The aim of this work done during the PhD of Florent Duchaine (http://www.cerfacs.fr/~duchaine) is to provide a multiobjective optimization based methodology to develop a fully automated tool using numerical simulation codes for the evaluation of different design alternatives. The studies deal with the automation of the simulation processes and focus particularly on the automatic mesh generation aspects. In order to reduce the overall response time due to the use of optimization techniques with expensive simulation codes, a strategy based on metamodelling is proposed. The resulting tool is developed with the PALM coupler granting performance and flexibility to the application. After some validations and evaluations on case studies, a full size application on an industrial combustor has proved that the tool is able to identify the most promising design solutions.

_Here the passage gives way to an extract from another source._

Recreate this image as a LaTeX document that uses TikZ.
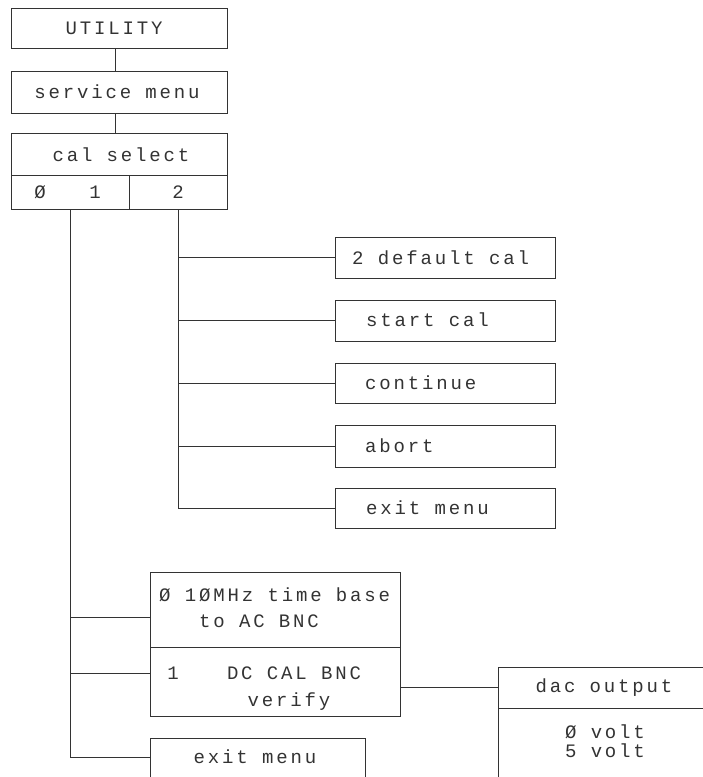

SNECMA-PALM. Automatic thermal loop based on N3S-Natur / ASTRE /
Abaqus for the prediction of combustion chambers wall
temperature.
Prediction of walls temperature is a problem of primary importance for the estimation of the life cycle of aeronautical combustion chambers. For this reason, SNECMA uses numerical simulations to compute thermal equilibrium that involve convective, radiative and conductive fluxes. The 3D solvers generally used for these computations are N3S-Natur for the turbulent reactive two phase flow predictions, ASTRE for the radiative fluxes and Abaqus for thermal conductivity in solid structures. The convergence of these multi-physics studies implies an iterative process to reach a stationary state. The classical way to carry out such computations is to sequentially run the different codes and manually interfacing them by exchanging data files after having performed the needed format, numbering and unit conversions. Beyond the tiresome aspect of the task, such a procedure is time consuming in term of human and computer power. Moreover, such a manual process can lead to an important uncertainty due to human manipulations of computational data.
In this context, the use of the PALM coupler aims at integrating the 3D solvers and the different interfaces between the codes in an automated application. In addition to the obvious overall time reduction of the resulting process, such an application can help the designers to easily discern the important physical contributions and to optimize the tool: it will be relatively easy to implement different computing strategies, to tune the most significant parameters and to determine the convergence conditions.